En 1993, des lois ont été adoptées aux États-Unis pour rendre obligatoire l'inclusion des femmes dans ces essais et l'analyse des résultats en fonction du sexe. Pourtant, la sous-représentation des femmes est restée un phénomène récurrent, en particulier pour les essais qui ont eu lieu avant 1993. Agmon souligne que d'autres catégories de population sont également sous-représentées, notamment certains groupes d'âge, groupes ethniques et autres facteurs démographiques. Dans certains cas, il y a également une sous-représentation des hommes, notamment pour les maladies considérées comme plus "féminines", comme la fibromyalgie.
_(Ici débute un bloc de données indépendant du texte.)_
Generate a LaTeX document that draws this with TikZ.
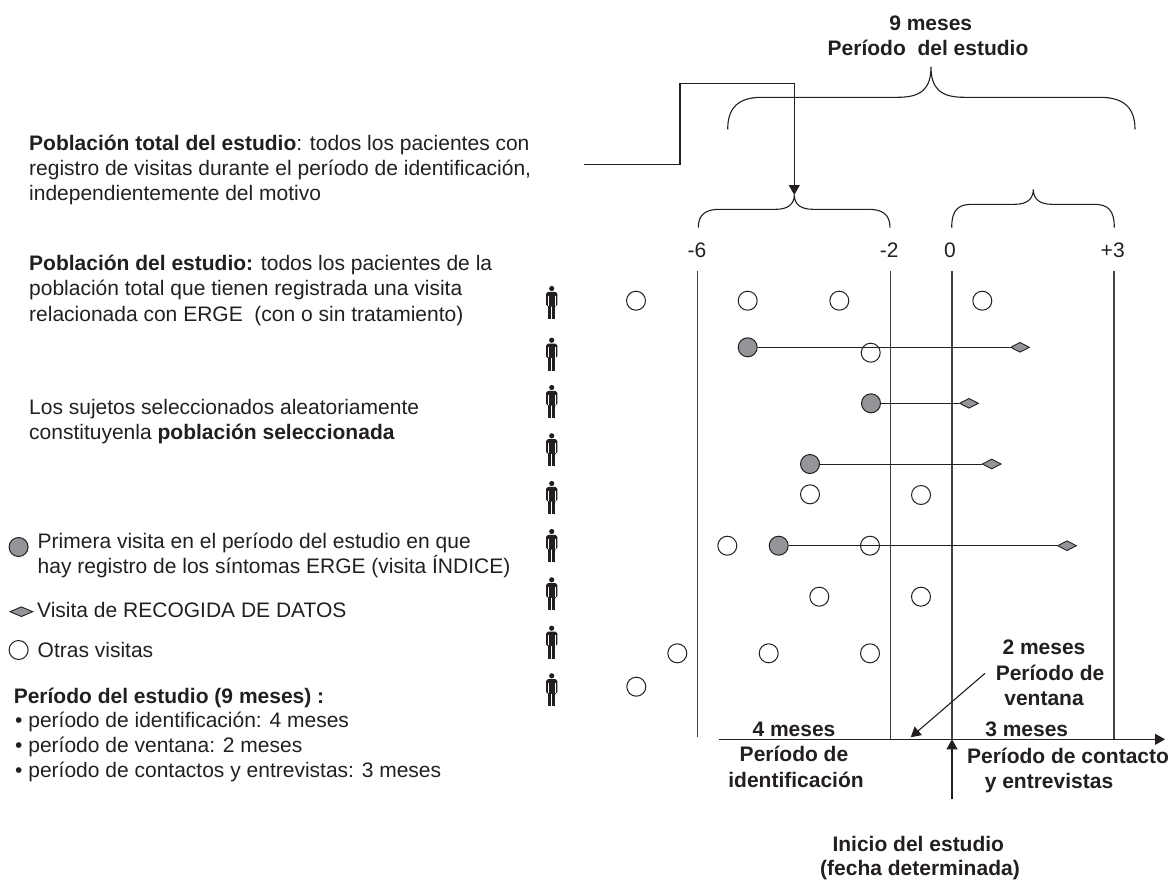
\documentclass[tikz,border=0pt]{standalone}
\usepackage{fontspec}
\setmainfont{Liberation Sans}
\usetikzlibrary{arrows.meta,shapes.geometric}
\definecolor{dotgray}{HTML}{939598}
\definecolor{ink}{HTML}{231F20}
\begin{document}
\begin{tikzpicture}[x=1pt,y=-1pt,
  txt/.style={font=\fontsize{21}{25}\selectfont, anchor=base west, inner sep=0, text=ink},
  btxt/.style={txt, font=\fontsize{21}{25}\selectfont\bfseries},
  lbl/.style={font=\fontsize{21}{25}\selectfont\bfseries, anchor=base, inner sep=0, text=ink},
  num/.style={font=\fontsize{21}{25}\selectfont, anchor=base, inner sep=0, text=ink},
  other/.style={circle, draw=ink, line width=1pt, fill=white, minimum size=19pt, inner sep=0},
  idx/.style={circle, draw=ink, line width=1pt, fill=dotgray, minimum size=19pt, inner sep=0},
  dat/.style={diamond, draw=ink, line width=0.9pt, fill=dotgray, minimum width=19pt, minimum height=10pt, inner sep=0},
  vline/.style={line width=1.2pt, draw=ink!85},
  brace/.style={line width=1.1pt, draw=ink},
  conn/.style={line width=1.1pt, draw=ink},
  tip/.style={-{Triangle[length=10pt,width=11pt]}},
  personicon/.pic={
    \fill[ink] (0,-14) circle[radius=2.6];
    \fill[ink, rounded corners=1.8pt] (-5.6,-10.6) rectangle (5.6,4);
    \draw[white, line width=0.8pt] (-3.2,-6.8) -- (-3.2,3.6) (3.2,-6.8) -- (3.2,3.6);
    \fill[ink] (-3.3,3) rectangle (-0.45,16.5);
    \fill[ink] (0.45,3) rectangle (3.3,16.5);
  }
]
\useasboundingbox (0,0) rectangle (1173,879);

% ---------- top labels and braces ----------
\node[lbl] (t9) at (930.7,30.7) {9 meses};
\node[lbl] (tper) at (928,55) {Período\ \ del estudio};

\coordinate (bigtip) at (931,66.7);
\coordinate (lbtip) at (794.3,195);
\coordinate (rbtip) at (1033.3,189.3);

\draw[brace] (727.7,129.3) .. controls (727.7,108) and (738,97.3) .. (762,97.3) -- (898,97.3)
  .. controls (922,97.3) and (931,88) .. (bigtip)
  .. controls (931,88) and (940,97.3) .. (964,97.3) -- (1100,97.3)
  .. controls (1124,97.3) and (1135,108) .. (1135,129.3);

\draw[brace] (698.3,227.7) .. controls (698.3,214) and (706,209.3) .. (720,209.3) -- (776,209.3)
  .. controls (788,209.3) and (794.3,204) .. (lbtip)
  .. controls (794.3,204) and (800.6,209.3) .. (812.6,209.3) -- (868,209.3)
  .. controls (882,209.3) and (890,214) .. (890,227.7);

\draw[brace] (951.7,227.7) .. controls (951.7,210) and (958,204.3) .. (972,204.3) -- (1015,204.3)
  .. controls (1027,204.3) and (1033.3,199) .. (rbtip)
  .. controls (1033.3,199) and (1039.6,204.3) .. (1051.6,204.3) -- (1094,204.3)
  .. controls (1108,204.3) and (1114.3,210) .. (1114.3,227.7);

\coordinate (cstart) at (584,164.3);
\coordinate (cup) at (680,83.3);
\draw[conn,tip] (cstart) -| (cup) -| (lbtip);

\node[num] (n6) at (697,257.5) {-6};
\node[num] (n2) at (889.3,257.5) {-2};
\node[num] (n0) at (950,257.5) {0};
\node[num] (n3) at (1112.7,257.5) {+3};

% ---------- vertical lines ----------
\coordinate (v6t) at (697.7,270.7); \coordinate (v6b) at (697.7,737);
\coordinate (v2t) at (890.7,270.7); \coordinate (v2b) at (890.7,739.3);
\coordinate (v0t) at (952,270.7);   \coordinate (v0b) at (952,739.3);
\coordinate (v3t) at (1114,270.7);  \coordinate (v3b) at (1114,739.3);
\draw[vline] (v6t) -- (v6b);
\draw[vline] (v2t) -- (v2b);
\draw[vline] (v0t) -- (v0b);
\draw[vline] (v3t) -- (v3b);

% ---------- axis ----------
\coordinate (axs) at (719.3,739.3);
\coordinate (axe) at (1165,739.3);
\draw[conn,tip] (axs) -- (axe);
\coordinate (inis) at (952,799.3);
\draw[conn,tip] (inis) -- (v0b);
\coordinate (wins) at (985,673.3);
\coordinate (wine) at (910.7,737.3);
\draw[conn,tip] (wins) -- (wine);

% ---------- persons ----------
\pic (p1) at (551.7,302.5) {personicon};
\pic (p2) at (551.7,354.2) {personicon};
\pic (p3) at (551.7,401.5) {personicon};
\pic (p4) at (551.7,449.8) {personicon};
\pic (p5) at (551.7,497.5) {personicon};
\pic (p6) at (551.7,545.5) {personicon};
\pic (p7) at (551.7,593.8) {personicon};
\pic (p8) at (551.7,642.2) {personicon};
\pic (p9) at (551.7,689.8) {personicon};

% ---------- visits ----------
\node[other] (o11) at (636,300.7) {};
\node[other] (o12) at (747.7,300.7) {};
\node[other] (o13) at (839.3,300.7) {};
\node[other] (o14) at (982.3,300.7) {};

\node[other] (o21) at (870.7,352.7) {};
\node[idx] (g2) at (747.7,347.3) {};
\node[dat] (d2) at (1020,347.3) {};

\node[idx] (g3) at (871,403.3) {};
\node[dat] (d3) at (969,403.3) {};

\node[idx] (g4) at (810,464) {};
\node[dat] (d4) at (991.7,464) {};

\node[other] (o51) at (810,494.3) {};
\node[other] (o52) at (921,495) {};

\node[other] (o61) at (727.3,545.7) {};
\node[other] (o62) at (870,545.7) {};
\node[idx] (g6) at (778.7,545.7) {};
\node[dat] (d6) at (1067,545.7) {};

\node[other] (o71) at (819.3,596.7) {};
\node[other] (o72) at (921,596.7) {};

\node[other] (o81) at (677.3,653.3) {};
\node[other] (o82) at (768.7,653.3) {};
\node[other] (o83) at (870,653.3) {};

\node[other] (o91) at (636.3,686.7) {};

\draw[conn, line width=1pt] (g2) -- (d2);
\draw[conn, line width=1pt] (g3) -- (d3);
\draw[conn, line width=1pt] (g4) -- (d4);
\draw[conn, line width=1pt] (g6) -- (d6);

% ---------- bottom labels ----------
\node[lbl] (m4) at (794,736.7) {4 meses};
\node[lbl] (pi1) at (794,761.7) {Período de};
\node[lbl] (pi2) at (796,787) {identificación};
\node[lbl] (m2) at (1044,654) {2 meses};
\node[lbl] (pv1) at (1050,680) {Período de};
\node[lbl] (pv2) at (1044,705) {ventana};
\node[lbl] (m3) at (1026.7,736.7) {3 meses};
\node[lbl] (pc1) at (1068,763) {Período de contacto};
\node[lbl] (pc2) at (1049,788) {y entrevistas};
\node[lbl] (in1) at (918.3,851.7) {Inicio del estudio};
\node[lbl] (in2) at (920,875) {(fecha determinada)};

% ---------- left texts ----------
\node[txt] (a1) at (29,150) {\textbf{Población total del estudio}: todos los pacientes con};
\node[txt] (a2) at (29,175) {registro de visitas durante el período de identificación,};
\node[txt] (a3) at (29,200) {independientemente del motivo};
\node[txt] (b1) at (29,270) {\textbf{Población del estudio:} todos los pacientes de la};
\node[txt] (b2) at (29,295.5) {población total que tienen registrada una visita};
\node[txt] (b3) at (29,321) {relacionada con ERGE\ \ (con o sin tratamiento)};
\node[txt] (c1) at (29,414) {Los sujetos seleccionados aleatoriamente};
\node[txt] (c2) at (29,439) {constituyenla \textbf{población seleccionada}};

% ---------- legend ----------
\node[idx] (lgidx) at (18.6,547) {};
\node[txt] (l1) at (37.5,548) {Primera visita en el período del estudio en que};
\node[txt] (l2) at (37.5,573) {hay registro de los síntomas ERGE (visita ÍNDICE)};
\node[dat, minimum width=23pt] (lgdat) at (21.4,611.7) {};
\node[txt] (l3) at (37,617) {Visita de RECOGIDA DE DATOS};
\node[other] (lgoth) at (18.6,650) {};
\node[txt] (l4) at (37.5,657) {Otras visitas};
\node[btxt] (q0) at (13.6,703) {Período del estudio (9 meses) :};
\node[txt] (q1) at (15,727.5) {• período de identificación: 4 meses};
\node[txt] (q2) at (15,752.5) {• período de ventana: 2 meses};
\node[txt] (q3) at (15,777.5) {• período de contactos y entrevistas: 3 meses};
\end{tikzpicture}
\end{document}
Ces dernières années, des modèles d'apprentissage automatique ont été introduits dans le monde de la médecine, afin d'améliorer le diagnostic médical, le traitement et la prévention. Cependant, Agmon affirme que "beaucoup de ces modèles sont basés sur des essais biaisés et qu'ils "héritent" donc de leurs biais, et dans certains cas, les amplifient même."
Les chercheurs ont exploré cette question en utilisant des outils d'apprentissage automatique, notamment la programmation en langage naturel (NLP), et la représentation vectorielle des mots (emboîtement des mots) - des approches qui permettent aux ordinateurs de "comprendre" les textes. Ils ont utilisé ces méthodes sur 16 772 articles de la base de données PubMed et ont attribué à chacun un "poids" basé sur le pourcentage de femmes dans les essais cliniques présentés dans chaque article. De cette manière, ils ont mis au point un outil algorithmique qui permet d'utiliser la littérature clinique en tenant compte du genre. Cet algorithme corrige le biais lié au sexe et améliore la pertinence des traitements aux patientes.
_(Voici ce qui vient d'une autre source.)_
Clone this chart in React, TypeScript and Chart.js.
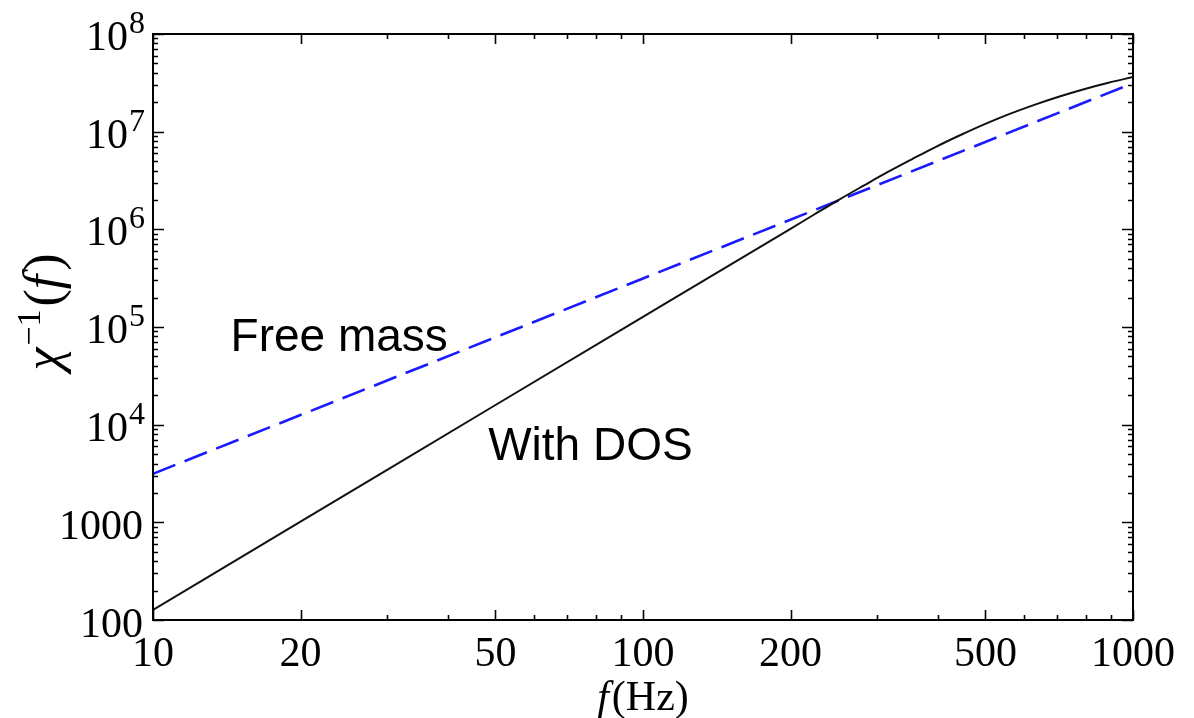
import React, { useEffect, useRef } from 'react';
import { Chart, registerables } from 'chart.js';

Chart.register(...registerables);

// ---- data ----
const frequencies = [10, 20, 50, 100, 150, 200, 224, 251, 282, 316, 355, 398, 447, 501, 562, 631, 708, 794, 891, 1000];
const withDosValues = [127, 1016, 15900, 127000, 428000, 1.012e6, 1.427e6, 2.006e6, 2.802e6, 3.868e6, 5.27e6, 7.08e6, 9.35e6, 1.209e7, 1.531e7, 1.894e7, 2.294e7, 2.723e7, 3.172e7, 3.63e7];
const freeMassFrequencies = [10, 100, 1000];
const freeMassValues = [3140, 314000, 31400000];

const xTickValues = [10, 20, 50, 100, 200, 500, 1000];
const xTickLabels = ['10', '20', '50', '100', '200', '500', '1000'];
const xMinorTickValues = [30, 40, 60, 70, 80, 90, 300, 400, 600, 700, 800, 900];

const yTickValues = [100, 1000, 1e4, 1e5, 1e6, 1e7, 1e8];
const yTickBases = ['100', '1000', '10', '10', '10', '10', '10'];
const yTickExponents = ['', '', '4', '5', '6', '7', '8'];
const yMinorMultipliers = [2, 3, 4, 5, 6, 7, 8, 9];

const annotationTexts = ['Free mass', 'With DOS'];
const annotationFreqs = [14.4, 48.3];
const annotationValues = [57000, 4340];

const SERIF = '"Liberation Serif", "Times New Roman", serif';
const SANS = '"Liberation Sans", Arial, sans-serif';

const framePlugin = {
  id: 'framePlugin',
  afterDraw(chart: any) {
    const { ctx, chartArea: a, scales } = chart;
    const x = scales.x;
    const y = scales.y;
    ctx.save();

    // ticks (inward, mirrored on all sides)
    ctx.strokeStyle = '#000';
    ctx.lineWidth = 1.6;
    ctx.beginPath();
    const vTick = (v: number, len: number) => {
      const px = Math.round(x.getPixelForValue(v)) + 0.5;
      ctx.moveTo(px, a.bottom);
      ctx.lineTo(px, a.bottom - len);
      ctx.moveTo(px, a.top);
      ctx.lineTo(px, a.top + len);
    };
    const hTick = (v: number, len: number) => {
      const py = Math.round(y.getPixelForValue(v)) + 0.5;
      ctx.moveTo(a.left, py);
      ctx.lineTo(a.left + len, py);
      ctx.moveTo(a.right, py);
      ctx.lineTo(a.right - len, py);
    };
    xTickValues.forEach((v) => vTick(v, 10));
    xMinorTickValues.forEach((v) => vTick(v, 5));
    yTickValues.forEach((v) => hTick(v, 11));
    yTickValues.forEach((d, i) => {
      if (i < yTickValues.length - 1) yMinorMultipliers.forEach((m) => hTick(d * m, 5));
    });
    ctx.stroke();

    // frame
    ctx.lineWidth = 2;
    ctx.strokeRect(a.left, a.top, a.right - a.left, a.bottom - a.top);

    // y tick labels with superscripts
    ctx.fillStyle = '#000';
    ctx.textBaseline = 'alphabetic';
    ctx.textAlign = 'right';
    yTickValues.forEach((v, i) => {
      const py = y.getPixelForValue(v);
      const exp = yTickExponents[i];
      if (exp) {
        ctx.font = `32px ${SERIF}`;
        const ew = ctx.measureText(exp).width;
        ctx.fillText(exp, a.left - 8, py - 1);
        ctx.font = `42px ${SERIF}`;
        ctx.fillText(yTickBases[i], a.left - 8 - ew - 1, py + 16);
      } else {
        ctx.font = `42px ${SERIF}`;
        ctx.fillText(yTickBases[i], a.left - 10, py + 17);
      }
    });

    // annotations
    ctx.textAlign = 'left';
    ctx.font = `46px ${SANS}`;
    annotationTexts.forEach((t, i) => {
      ctx.fillText(t, x.getPixelForValue(annotationFreqs[i]), y.getPixelForValue(annotationValues[i]));
    });

    // x axis title: f(Hz)
    ctx.font = `italic 42px ${SERIF}`;
    const fW = ctx.measureText('f').width;
    ctx.font = `42px ${SERIF}`;
    const restW = ctx.measureText('(Hz)').width;
    const cx = (a.left + a.right) / 2;
    const startX = cx - (fW + 3 + restW) / 2;
    ctx.font = `italic 42px ${SERIF}`;
    ctx.fillText('f', startX, 710);
    ctx.font = `42px ${SERIF}`;
    ctx.fillText('(Hz)', startX + fW + 3, 710);

    // y axis title: χ^{-1}(f)
    const parts = [
      { t: 'χ', font: `italic 52px ${SERIF}`, dy: 0, gap: 2 },
      { t: '−1', font: `34px ${SERIF}`, dy: -20, gap: 3 },
      { t: '(', font: `52px ${SERIF}`, dy: 0, gap: 0 },
      { t: 'f', font: `italic 52px ${SERIF}`, dy: 0, gap: 4 },
      { t: ')', font: `52px ${SERIF}`, dy: 0, gap: 0 },
    ];
    let total = 0;
    const widths = parts.map((p) => {
      ctx.font = p.font;
      const w = ctx.measureText(p.t).width;
      total += w + p.gap;
      return w;
    });
    ctx.translate(60, 312);
    ctx.rotate(-Math.PI / 2);
    let pos = -total / 2;
    parts.forEach((p, i) => {
      ctx.font = p.font;
      ctx.fillText(p.t, pos, p.dy);
      pos += widths[i] + p.gap;
    });

    ctx.restore();
  },
};

export default function App() {
  const canvasRef = useRef<HTMLCanvasElement | null>(null);

  useEffect(() => {
    const canvas = canvasRef.current;
    if (!canvas) return;
    const chart = new Chart(canvas, {
      type: 'line',
      data: {
        datasets: [
          {
            label: 'With DOS',
            data: frequencies.map((f, i) => ({ x: f, y: withDosValues[i] })),
            borderColor: '#111111',
            borderWidth: 2,
            pointRadius: 0,
            cubicInterpolationMode: 'monotone',
            fill: false,
          },
          {
            label: 'Free mass',
            data: freeMassFrequencies.map((f, i) => ({ x: f, y: freeMassValues[i] })),
            borderColor: '#1a1aff',
            borderWidth: 2.6,
            borderDash: [24, 10],
            pointRadius: 0,
            tension: 0,
            fill: false,
          },
        ],
      },
      options: {
        responsive: false,
        animation: false,
        devicePixelRatio: 1,
        layout: { padding: { left: 0, top: 34, right: 61, bottom: 0 } },
        plugins: {
          legend: { display: false },
          tooltip: { enabled: false },
          title: { display: false },
        },
        scales: {
          x: {
            type: 'logarithmic',
            min: 10,
            max: 1000,
            grid: { display: false, drawTicks: false },
            border: { display: false },
            afterBuildTicks: (scale: any) => {
              scale.ticks = xTickValues.map((v) => ({ value: v }));
            },
            afterFit: (scale: any) => {
              scale.height = 98;
            },
            ticks: {
              autoSkip: false,
              maxRotation: 0,
              minRotation: 0,
              padding: 10,
              color: '#000',
              font: { family: SERIF, size: 42 },
              callback: (value: any) => {
                const i = xTickValues.indexOf(Number(value));
                return i >= 0 ? xTickLabels[i] : '';
              },
            },
          },
          y: {
            type: 'logarithmic',
            min: 100,
            max: 1e8,
            grid: { display: false, drawTicks: false },
            border: { display: false },
            afterBuildTicks: (scale: any) => {
              scale.ticks = yTickValues.map((v) => ({ value: v }));
            },
            afterFit: (scale: any) => {
              scale.width = 153;
            },
            ticks: { display: false },
          },
        },
      } as any,
      plugins: [framePlugin],
    });
    return () => chart.destroy();
  }, []);

  return (
    <div style={{ position: 'absolute', left: 0, top: 0, width: 1194, height: 718, background: '#fff' }}>
      <canvas ref={canvasRef} width={1194} height={718} />
    </div>
  );
}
L'algorithme a réussi à améliorer considérablement les prédictions pour les femmes dans diverses situations, notamment la durée de l'hospitalisation, la ré-hospitalisation dans le mois qui suit et la corrélation entre diverses maladies. Bien que le modèle se soit focalisé sur l'amélioration des prédictions pour les femmes, il a également amélioré de manière significative les pronostics cliniques globaux (pour les hommes également).
Les chercheurs s'attendent à ce que l'article du JAMIA sensibilise davantage le public aux problèmes de sous-représentation dans la recherche en général et plus particulièrement dans les essais cliniques et qu'il débouche sur des solutions complémentaires pour améliorer la qualité de la médecine personnalisée.
Shunit Agmon a grandi dans la région de Haïfa et toutes ses études universitaires ont eu lieu à la faculté d'informatique Henry et Marilyn Taub du Technion. Après avoir obtenu son B.Sc. summa cum laude, elle a travaillé pour Google pendant deux ans, puis est retournée à la faculté pour poursuivre un master sous la supervision du professeur Assaf Schuster. Après avoir obtenu son M.Sc., elle a commencé ses études doctorales sous la supervision du Dr Kira Radinsky et du professeur Benny Kimelfeld.